Environment ministry reversal on Reliance drilling

Vol 6, PW 17 (23 Oct 02) Exploration & Production

RELIANCE MUST HAVE heaved a sigh of relief on 18th September when the environment ministry in Delhi issued a Notification making it easier to carry out offshore exploration beyond 10-km from the shore without permission.

The environment ministry's notice said it was invoking central government powers, "in the public interest", to waive the "requirement of notice" under the Environment Protection Rules, 1986 for "offshore exploration activities beyond 10-km from the nearest habitated village boundary, gaothans (hamlets) and ecologically sensitive areas such as mangroves (with a minimum area of 1,000-sq km) corals, coral reefs, national parks, marine parks, sanctuaries, reserved forest and breeding and spawning grounds of fish and other marine life." Simply put, it means that whatever the rules say, companies no longer need to issue a public notice inviting objections ahead of offshore exploratory work beyond a certain distance from the shore. Had the directive stayed, Reliance would have benefited most because it is embroiled in a row with the environment ministry over drilling without environmental clearance at its eastern offshore deepwater block KG-DWN-98/3.
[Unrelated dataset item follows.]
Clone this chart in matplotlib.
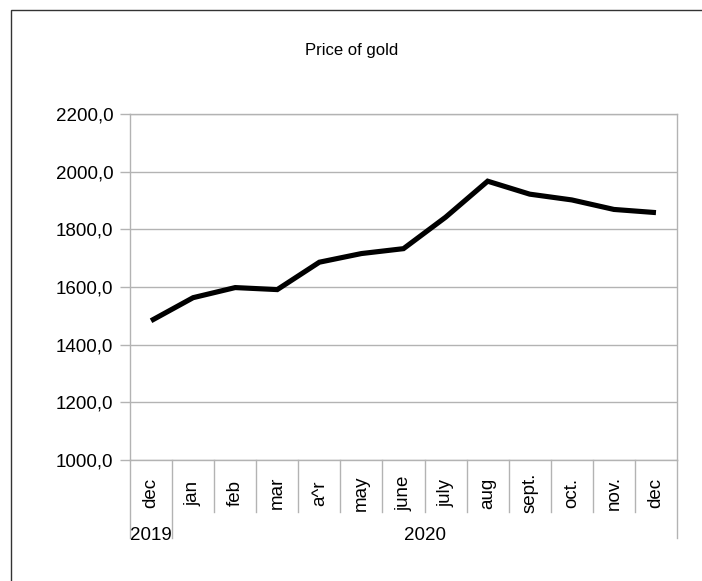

Sadly for Reliance, the environment ministry has changed its position! In an intriguing reversal, the ministry on 26th September issued a second notification cancelling its 18th September note. "Inadvertently some mistakes crept into the notification dated 18th September, which the central government consider should be rectified in the public interest." In short: the relaxation in rules announced in the 18th September notification was only a draft, not yet final.